In affine space, it is given by the image of $$t\mapsto(t,t^2,t^3).$$

As I was working through all the exercises in the book (I still am!) I decided that I wanted to make a Tikz picture for it (to learn to do 3D figures in Tikz).

A couple of days later I ended up with the following code, which I am really proud of! I am becoming a huge Tikz fan.

What I really enjoy about the code is how easy it is to read: each block serves a specific purpose, and even if one does not know the details of $\LaTeX$, or the TikZ package, it is easy to guess what is happening.

\documentclass[border=0pt, tikz]{standalone}
\usepackage{pgfplots}
\pgfplotsset{compat=1.17}
\usetikzlibrary{calc}

\begin{document}

\begin{tikzpicture}
\begin{axis}%
[ scale=0.8
, view={235}{15} % {rotation angle}{elevation angle}
, xlabel=$x$
, ylabel=$y$
, zlabel=$z$
, zmin=-8
, zmax=8
]

% Parabola and cubic shadow curves
\addplot3%
[ samples=40
, samples y=0
, thick 
, cyan 
, domain=-2:2
, variable=\t
] ({t},{t^2},{-8});

\addplot3%
[ samples=40
, samples y=0
, thick
, red 
, domain=-2:2
, variable=\t
] ({t},{-1},{t^3});

%  Lines
%  (pgfplots cannot handle a \foreach commands inside the {axis} environment, so the draw commands need to have the foreach inside of them.

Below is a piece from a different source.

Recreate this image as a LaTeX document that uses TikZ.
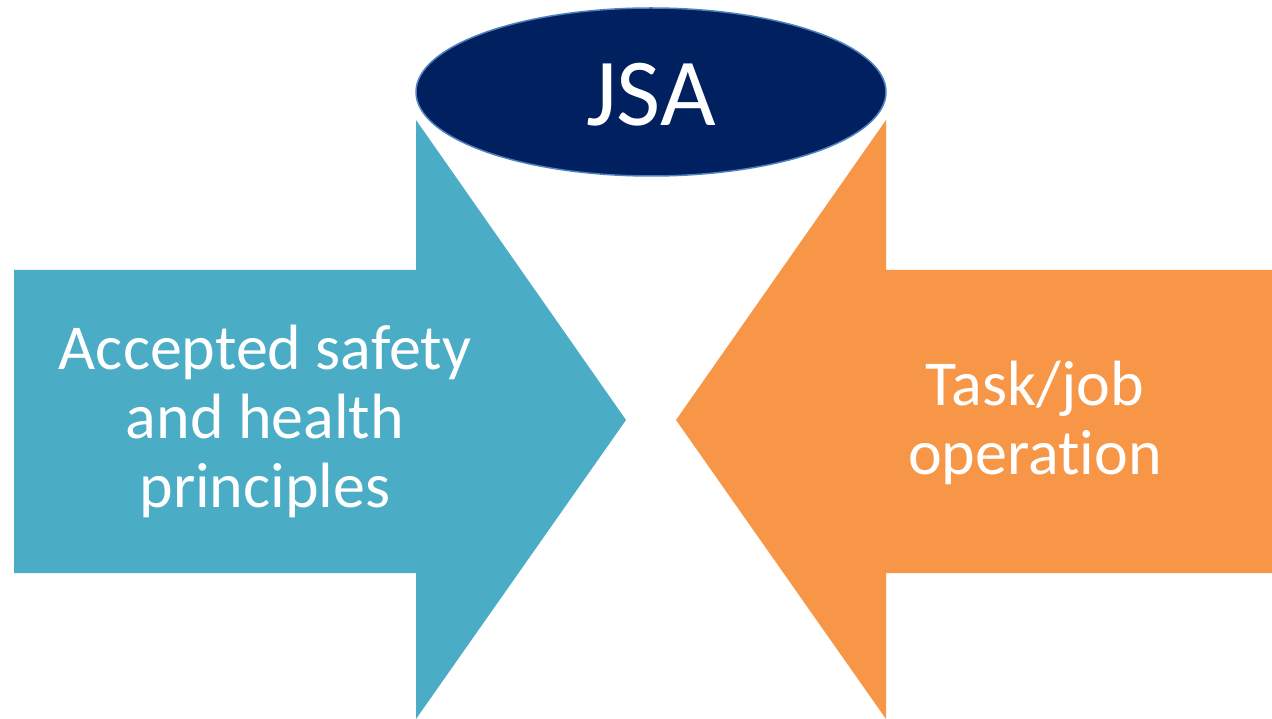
\documentclass[tikz,border=0pt]{standalone}
\usepackage{fontspec}
\setmainfont{Carlito}[Ligatures=NoCommon]
\definecolor{jsateal}{HTML}{4BACC6}
\definecolor{jsaorange}{HTML}{F79646}
\definecolor{jsanavy}{HTML}{002060}
\definecolor{jsaedge}{HTML}{4F81BD}

\begin{document}
\begin{tikzpicture}[x=1pt,y=-1pt]
    \useasboundingbox (0,0) rectangle (1272,719);

    % inputs
    \fill[jsateal](14,270)--(416,270)--(416,120)--(626,420)--(416,719)--(416,573)--(14,573)--cycle;
    \fill[jsaorange](1272,270)--(886,270)--(886,120)--(676,420)--(886,719)--(886,573)--(1272,573)--cycle;

    % result
    \filldraw[fill=jsanavy,draw=jsaedge,line width=1.5pt](651,92)ellipse(235 and 84);
    \node[text=white,font=\fontsize{96}{115}\selectfont](jsa) at (651,95){JSA};

    \node[text=white,align=center,font=\fontsize{64}{69}\selectfont](principles) at (265,421){Accepted safety\\and health\\principles};
    \node[text=white,align=center,font=\fontsize{64}{69}\selectfont](task) at (1035,423){Task/job\\operation};
\end{tikzpicture}
\end{document}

See also pgfplotsinvokeforeach._

\draw [cyan] foreach \a in {-2,-1.9,...,2} {
({\a}, {(\a)^2}, {(\a)^3}) --  ({\a}, {(\a)^2}, -8)
};

\draw [red] foreach \a in {-2,-1.9,...,2} {
({\a}, {(\a)^2}, {(\a)^3}) -- ({\a}, -1, {(\a)^3})
};

% Twisted cubic
\addplot3%
[ samples=51
, samples y=0
, thick
, black 
, domain=-2:2
, variable=\t
] ({t},{t^2},{t^3});

\end{axis}
\end{tikzpicture}
\end{document}

And of course, I also enjoy the very pretty figure the code creates!

Note that if one calls the 3D coordinates $(x,y,z)$, then the shadow in the $(x,y)$ plane of the twisted cubic is the parabola $y=x^2$: $$t\mapsto(x,y)=(t,t^2).$$ This parabola is clearly visible in the figure (on purpose!).

The same happens with the shadow on the $(x,z)$ plane which is the cubic curve $z=x^3$.

Back to the code, this is a piece I really like, it is almost like plain English!

\draw [cyan] foreach \a in {-2,-1.9,...,2} {
({\a}, {(\a)^2}, {(\a)^3}) --  ({\a}, {(\a)^2}, -8)
};

It says “Draw, in cyan color, for each a between -2 and 2 in steps of 0.1, the line (…) — (…) between the points.” Those are the vertical blue lines in the figure!